Of course, Los Macheteros needed money as well. After a weeklong course
on wavelengths from the Chilean tutor, Masetti says, he put Junior in an
apartment to await the arrival from Cuba of $50,000. It arrived three days
later,
delivered by Jose Antonio Arbesu, who was then responsible for Cuban
operations in the United States and would later be appointed to head Cuba's
diplomatic offices in Washington.
According to Masetti's account, the Cubans gave Junior a couple of secret
agent suitcases in which he smuggled the money and some broadcast
equipment out of Mexico on a commercial flight.
Back in Hartford, Victor Gerena was enduring his own financial crisis.
In early
1983 he had been working as a part-time guard at the Wells Fargo depot
in
West Hartford for about six months. It was another in a string of meaningless
jobs he drifted through since dropping out of Annhurst College.

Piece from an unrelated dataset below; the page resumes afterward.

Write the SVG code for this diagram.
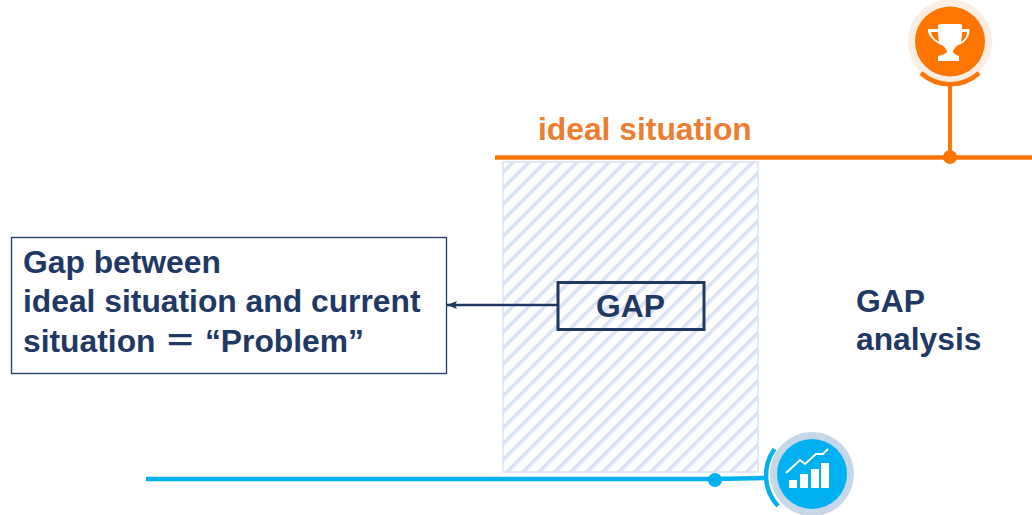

His life was tranquil, if lacking in professional direction. He showed
no interest
in politics. He was sharing an apartment on Hartford's Asylum Hill with
his
fiancee, Ana Soto. She was studying to be a beautician.
By the time of Segarra's visit to Mexico City, records kept by Los Macheteros'
two principal executive committees -- the central and directive committees
--
show that the group's tiresome whining about finances had been replaced
by a
flurry of activity. Los Macheteros had a plan. The leaders were working
on what
they alternately called a "fiesta" and an "operative." They called it "Aguila
Blanca" -- "White Eagle."
Segarra was a young but increasingly influential voice among the Macheteros.
He was traveling frequently. He was aligned closely with Filiberto Ojeda
Rios,
the Puerto Rican-born Cuban spy who founded Los Macheteros.
Telephone records show that on March 19, 1983, Segarra began a long series
of conversations with Victor Gerena.